On Tuesday, Axios reported that a new paper headed up by Jeffrey Sonnenfeld of Yale University suggests Western sanctions against Russia for the invasion of Ukraine are doing their job — and decimating the Russian economy.
"The big question about Russia sanctions is whether they have teeth, if they exclude Russian oil and gas," reported Felix Salmon. "While official Russian statistics suggest the economy is using its oil and gas revenues to withstand the effects of sanctions, Sonnenfeld's paper says that the official Russian statistics are lies."

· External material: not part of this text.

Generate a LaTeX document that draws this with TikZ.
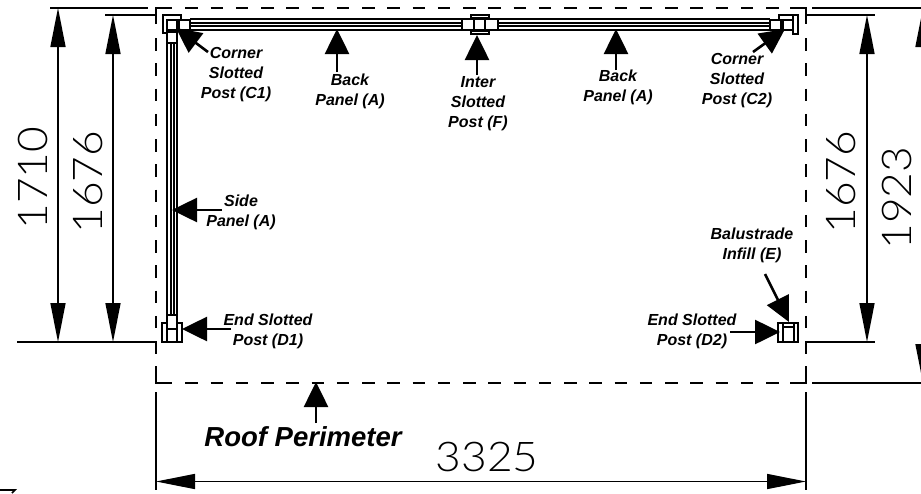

"The paper's results include sobering facts about the Russian economy," the report continued. "'Russian imports have largely collapsed,' the paper says — creating massive supply shortages and denying the country crucial parts and technologies. 'Russian domestic production has come to a complete standstill.' Foreign companies that have left Russia account for 40% of Russian GDP, the author wrote, almost none of which is going to come back any time soon."
Making matters worse for Russia, their one bit of leverage of Europe — cutting exports of natural gas — doesn't appear to be working, because only 46 percent of Europe's gas comes from Russia, whereas 83 percent of Russian natural gas exports go to Europe, meaning the cuts actually hurt Russia more than Europe.
"Looking ahead, there is no path out of economic oblivion for Russia as long as the allied countries remain unified in maintaining and increasing sanctions pressure," the paper said.
This comes as another analysis reveals that China — one of Russia's most important allies — is not fully committed to helping Vladimir Putin either. While China is buying Russian energy to make up for Europe's reduced imports, the country is also publicly committing to support Ukraine's territorial sovereignty — and is not aiding the Russian military.